Friday 3 May 2019

Budding foresters

Thomson and Amanda, both keen Forestry undergrads at UBC, had four days here this week and surely made the most of it.  So much to explore - forest "field work" beckoning:

  • Tromping over the clearcut (2013) up above, seeing where and what young trees are taking hold (Douglas fir, white pine, hemlock, tamarack, birch, spruce, occasional cedar), where the ancestor seed-trees are still standing, where streams are still running, where water is collecting in swamps or disappearing underground.  

Colin and Thomson admire a huge, surviving and healthy white pine (on the left)

  • Foraging for edibles - lady-fern "fiddleheads", fireweed shoots, morels (a few), nettles. 

On a forest walk with Julia, we found the skunk cabbage patch just coming into bloom ... 

... discovered by A&T to be a great spot for lady-fern fiddleheads

  • Sawing and hauling downed logs - with Colin, Norbert and his "arch" - to Norbert's mill by the squirrel barn, for lumber and firewood (one log slated to become a 7th Avenue dining room table, with a bit of work by Doco - stay tuned). 

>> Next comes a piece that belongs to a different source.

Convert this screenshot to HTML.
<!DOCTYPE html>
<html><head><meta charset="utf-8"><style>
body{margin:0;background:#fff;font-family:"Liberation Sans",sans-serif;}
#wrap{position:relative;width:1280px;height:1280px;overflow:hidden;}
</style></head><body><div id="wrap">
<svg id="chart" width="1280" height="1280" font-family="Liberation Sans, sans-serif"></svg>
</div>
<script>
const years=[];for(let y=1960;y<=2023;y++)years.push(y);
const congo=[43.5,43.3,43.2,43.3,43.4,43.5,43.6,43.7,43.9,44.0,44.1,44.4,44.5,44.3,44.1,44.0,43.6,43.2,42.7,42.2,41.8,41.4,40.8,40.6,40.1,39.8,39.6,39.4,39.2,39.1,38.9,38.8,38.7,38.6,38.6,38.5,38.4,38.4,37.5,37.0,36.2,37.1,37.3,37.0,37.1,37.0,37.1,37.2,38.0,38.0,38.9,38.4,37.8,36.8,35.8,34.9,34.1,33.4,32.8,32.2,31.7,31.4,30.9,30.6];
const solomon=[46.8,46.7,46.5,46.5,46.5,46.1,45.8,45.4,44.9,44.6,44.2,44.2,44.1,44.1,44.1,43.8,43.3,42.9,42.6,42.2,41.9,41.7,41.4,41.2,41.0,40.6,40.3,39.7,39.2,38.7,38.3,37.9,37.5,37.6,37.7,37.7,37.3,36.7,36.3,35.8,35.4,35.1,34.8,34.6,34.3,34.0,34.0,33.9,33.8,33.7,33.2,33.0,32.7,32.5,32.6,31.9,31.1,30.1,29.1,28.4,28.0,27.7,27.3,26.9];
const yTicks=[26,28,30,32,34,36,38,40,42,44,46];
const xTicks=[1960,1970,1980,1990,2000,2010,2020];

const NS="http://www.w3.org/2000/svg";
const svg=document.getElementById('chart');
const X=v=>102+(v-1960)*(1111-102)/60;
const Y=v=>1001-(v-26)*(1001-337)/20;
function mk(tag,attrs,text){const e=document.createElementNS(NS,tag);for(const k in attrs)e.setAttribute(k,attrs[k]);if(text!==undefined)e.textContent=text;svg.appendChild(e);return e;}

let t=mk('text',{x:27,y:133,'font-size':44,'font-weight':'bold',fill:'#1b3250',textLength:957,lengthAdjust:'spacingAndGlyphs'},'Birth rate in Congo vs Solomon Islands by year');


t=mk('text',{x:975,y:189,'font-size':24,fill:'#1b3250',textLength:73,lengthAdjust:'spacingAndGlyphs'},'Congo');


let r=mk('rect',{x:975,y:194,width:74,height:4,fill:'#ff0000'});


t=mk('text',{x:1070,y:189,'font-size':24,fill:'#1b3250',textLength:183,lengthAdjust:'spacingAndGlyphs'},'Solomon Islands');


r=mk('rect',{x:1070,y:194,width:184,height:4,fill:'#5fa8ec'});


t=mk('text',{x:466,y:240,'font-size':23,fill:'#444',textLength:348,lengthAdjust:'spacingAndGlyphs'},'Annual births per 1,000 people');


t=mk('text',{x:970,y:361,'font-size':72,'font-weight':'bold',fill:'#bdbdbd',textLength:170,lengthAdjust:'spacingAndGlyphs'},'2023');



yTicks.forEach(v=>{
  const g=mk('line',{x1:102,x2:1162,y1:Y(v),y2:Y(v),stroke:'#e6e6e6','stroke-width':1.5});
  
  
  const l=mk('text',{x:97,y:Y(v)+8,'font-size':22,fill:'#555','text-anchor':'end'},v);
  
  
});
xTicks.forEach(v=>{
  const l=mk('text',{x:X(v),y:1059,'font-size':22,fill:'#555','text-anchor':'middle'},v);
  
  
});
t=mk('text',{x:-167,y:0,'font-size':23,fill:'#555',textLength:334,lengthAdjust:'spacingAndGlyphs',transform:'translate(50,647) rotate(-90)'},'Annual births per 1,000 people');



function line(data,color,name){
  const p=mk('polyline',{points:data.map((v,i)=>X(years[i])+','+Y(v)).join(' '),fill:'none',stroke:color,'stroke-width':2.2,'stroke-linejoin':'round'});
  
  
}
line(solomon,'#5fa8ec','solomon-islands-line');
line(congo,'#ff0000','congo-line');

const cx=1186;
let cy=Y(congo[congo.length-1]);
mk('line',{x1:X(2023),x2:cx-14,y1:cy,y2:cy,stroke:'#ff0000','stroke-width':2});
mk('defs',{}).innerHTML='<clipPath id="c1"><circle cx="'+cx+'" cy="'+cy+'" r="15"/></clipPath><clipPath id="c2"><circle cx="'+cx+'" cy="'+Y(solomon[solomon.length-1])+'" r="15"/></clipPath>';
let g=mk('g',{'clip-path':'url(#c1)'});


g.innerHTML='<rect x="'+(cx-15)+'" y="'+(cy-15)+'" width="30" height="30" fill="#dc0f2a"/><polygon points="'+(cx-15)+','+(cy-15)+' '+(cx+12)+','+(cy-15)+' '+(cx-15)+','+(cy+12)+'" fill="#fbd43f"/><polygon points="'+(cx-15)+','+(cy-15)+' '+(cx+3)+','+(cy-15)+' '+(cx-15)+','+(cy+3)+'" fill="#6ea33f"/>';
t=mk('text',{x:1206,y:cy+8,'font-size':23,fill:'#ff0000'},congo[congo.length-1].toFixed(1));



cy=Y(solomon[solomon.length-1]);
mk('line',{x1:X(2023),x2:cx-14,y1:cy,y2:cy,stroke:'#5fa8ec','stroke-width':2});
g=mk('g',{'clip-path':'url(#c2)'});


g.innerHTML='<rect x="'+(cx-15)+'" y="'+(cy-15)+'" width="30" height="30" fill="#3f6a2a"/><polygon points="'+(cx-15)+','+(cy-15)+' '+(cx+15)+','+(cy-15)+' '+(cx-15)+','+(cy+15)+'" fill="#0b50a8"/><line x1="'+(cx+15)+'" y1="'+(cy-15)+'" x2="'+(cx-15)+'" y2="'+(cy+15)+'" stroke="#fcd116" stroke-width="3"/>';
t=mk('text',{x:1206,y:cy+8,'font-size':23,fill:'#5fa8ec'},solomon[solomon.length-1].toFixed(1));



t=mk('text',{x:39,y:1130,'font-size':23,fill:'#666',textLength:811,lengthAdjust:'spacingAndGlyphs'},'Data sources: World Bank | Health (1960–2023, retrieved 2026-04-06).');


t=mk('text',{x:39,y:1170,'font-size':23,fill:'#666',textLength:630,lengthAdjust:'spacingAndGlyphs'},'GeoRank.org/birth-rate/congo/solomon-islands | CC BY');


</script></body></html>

Chain-saw lesson from uncle Colin
Solo
Norbert's-truck magic to haul the log down from the forest

  • And then A&T's two major projects:
1. Getting a map of the ranch from Google and using a software program to draw in the creeks, swampy areas, and rough roads.  Very useful!  (no photo yet)
2. Tackling a couple of patches of young hemlocks that had been identified by Herb Hammond three years ago as major fire-hazard growth - low and dense, with needles full of flammable resin.  Almost all the young trees A&T removed in this round were already dead.
Thank you Thomson and Amanda!
"Before" (actually an adjacent uncut patch)
"After" (can see through the forest)
 We had a massive bonfire!!  Still cool and wet enough, and little breeze.  Good roast potatoes!!  (Tonio's.  Had spent the winter in the reclaimed root cellar under the haybarn.)